Much of Winters’ greatness as poet and critic is rooted in the tension between reason and faith, unbelief and his attraction to what he calls in his poems the “Holy Spirit,” “Eternal Spirit” and “Absolute.” The poet-critic John Finlay described Winters as an “intellectual theist.”

Winters never devoted an extended work to Johnson, but references abound. In The Anatomy of Nonsense (1943) (also collected in In Defense of Reason), Winters delivers his most generous encomium:

“A great critic, indeed, is the rarest of all geniuses: perhaps the only critic who deserves the epithet is Samuel Johnson.”

Or, in the short list of other contenders for the title, Winters. In the same book he writes:

“Samuel Johnson had nothing but contempt for deism, yet his style shows the influence of deism; the influence upon his prose was small, for that was the medium he cultivated most assiduously, but the influence upon his verse was great. The prologues to Comus and to A Word to the Wise, which are probably his greatest poems, are stereotyped in almost every detail of language, but are poems of extraordinary power because of the conviction and intelligence of the author…”

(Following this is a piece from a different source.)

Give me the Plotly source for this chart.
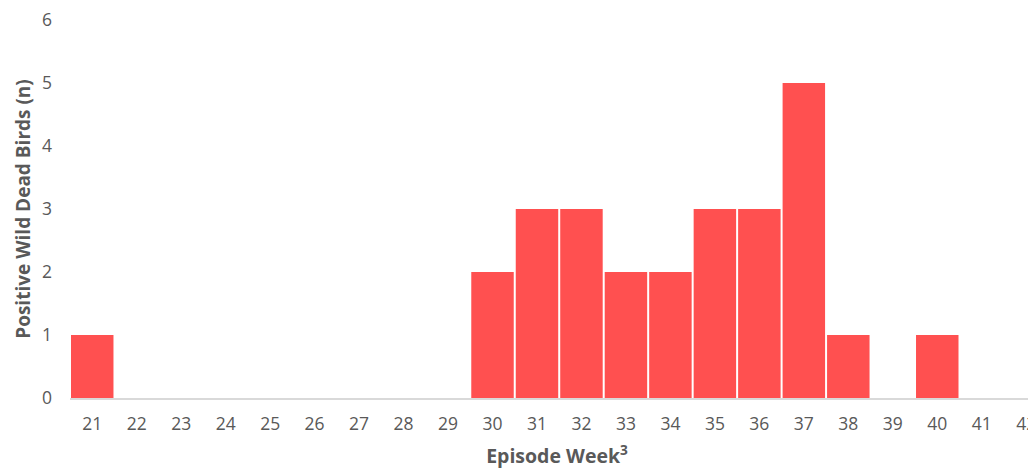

A quibble: Johnson’s greatest poem is The Vanity of Human Wishes. In adapting Juvenal’s satire, Johnson modified the ending, ameliorating the Roman’s cynicism and despair – in effect, Christianizing it, offering hope. With allowance for matters of style and temperament, some of the words have a Wintersian ring:

“Enquirer, cease, Petitions yet remain,
Which Heav'n may hear, nor deem Religion vain.
Still raise for Good the supplicating Voice,
But leave to Heav'n the Measure and the Choice.”